• [RECORDS FOR THE TASK]
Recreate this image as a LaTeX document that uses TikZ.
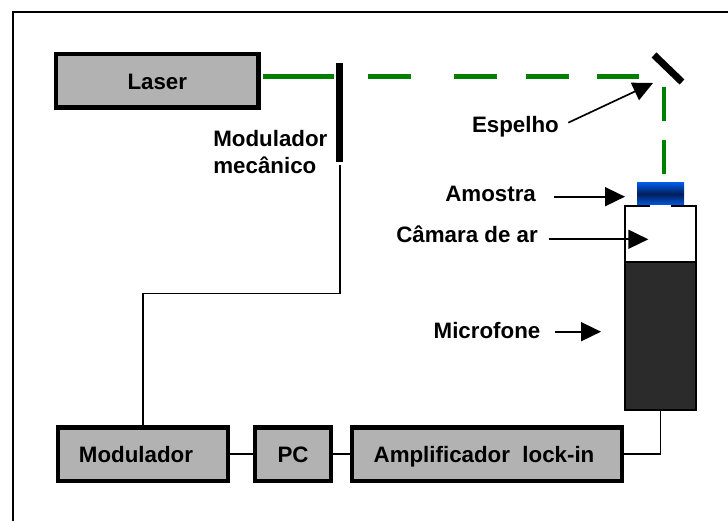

==

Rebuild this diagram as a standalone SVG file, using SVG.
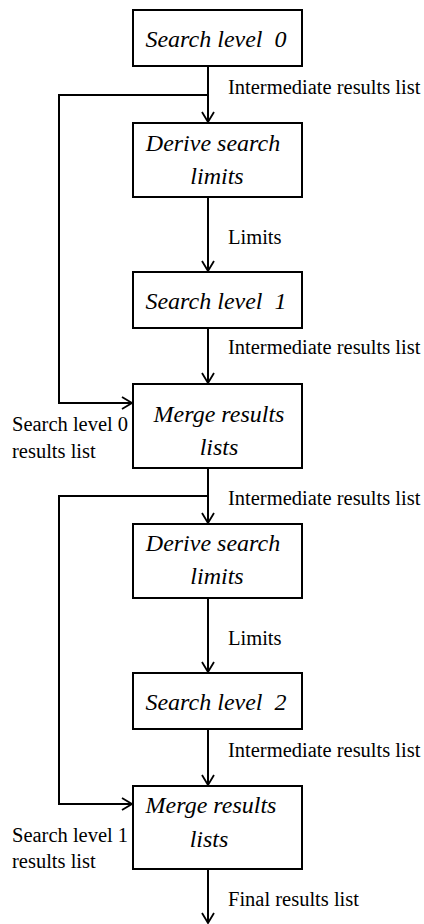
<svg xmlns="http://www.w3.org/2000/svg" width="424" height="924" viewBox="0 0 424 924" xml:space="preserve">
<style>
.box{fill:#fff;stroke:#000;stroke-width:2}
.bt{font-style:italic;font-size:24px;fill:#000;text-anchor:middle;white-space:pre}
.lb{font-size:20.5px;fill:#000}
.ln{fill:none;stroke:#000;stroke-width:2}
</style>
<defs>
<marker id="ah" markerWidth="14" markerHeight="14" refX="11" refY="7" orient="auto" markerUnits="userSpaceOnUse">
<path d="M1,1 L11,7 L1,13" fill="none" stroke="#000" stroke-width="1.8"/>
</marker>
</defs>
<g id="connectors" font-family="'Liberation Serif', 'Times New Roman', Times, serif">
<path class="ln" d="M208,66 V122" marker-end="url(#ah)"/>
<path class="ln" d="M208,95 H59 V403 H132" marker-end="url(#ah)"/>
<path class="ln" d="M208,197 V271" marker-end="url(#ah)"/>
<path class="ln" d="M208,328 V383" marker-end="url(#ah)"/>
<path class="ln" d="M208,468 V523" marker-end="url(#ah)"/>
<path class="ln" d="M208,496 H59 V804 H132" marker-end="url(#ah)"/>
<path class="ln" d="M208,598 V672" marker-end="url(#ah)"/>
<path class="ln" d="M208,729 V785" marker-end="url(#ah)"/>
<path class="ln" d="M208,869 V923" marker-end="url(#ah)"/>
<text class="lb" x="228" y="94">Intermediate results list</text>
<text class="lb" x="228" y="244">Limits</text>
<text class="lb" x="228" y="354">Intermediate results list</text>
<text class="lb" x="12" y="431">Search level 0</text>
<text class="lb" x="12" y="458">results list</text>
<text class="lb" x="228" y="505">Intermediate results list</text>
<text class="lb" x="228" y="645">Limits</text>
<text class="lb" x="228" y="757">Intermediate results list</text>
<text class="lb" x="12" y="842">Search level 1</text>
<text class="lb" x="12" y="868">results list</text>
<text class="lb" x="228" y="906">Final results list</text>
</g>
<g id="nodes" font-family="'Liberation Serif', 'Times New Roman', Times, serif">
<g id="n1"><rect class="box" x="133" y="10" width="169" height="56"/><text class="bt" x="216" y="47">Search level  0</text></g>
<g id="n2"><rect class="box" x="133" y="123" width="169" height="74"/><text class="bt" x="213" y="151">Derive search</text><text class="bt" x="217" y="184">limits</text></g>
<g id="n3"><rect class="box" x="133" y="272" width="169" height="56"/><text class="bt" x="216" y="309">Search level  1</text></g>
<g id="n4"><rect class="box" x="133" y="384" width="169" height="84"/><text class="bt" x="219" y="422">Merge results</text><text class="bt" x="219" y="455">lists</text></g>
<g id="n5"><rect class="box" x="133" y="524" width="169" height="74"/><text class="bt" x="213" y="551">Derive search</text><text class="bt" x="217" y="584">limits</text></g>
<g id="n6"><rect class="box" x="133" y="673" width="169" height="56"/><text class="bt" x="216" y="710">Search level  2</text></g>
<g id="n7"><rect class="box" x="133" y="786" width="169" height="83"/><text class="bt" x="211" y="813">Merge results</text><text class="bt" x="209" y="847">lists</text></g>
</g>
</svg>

• [WHAT TO PRODUCE]
Write out every line of the preceding listing that contains "this".

• [SOLUTION TO THE EXERCISE]
Recreate this image as a LaTeX document that uses TikZ.
Rebuild this diagram as a standalone SVG file, using SVG.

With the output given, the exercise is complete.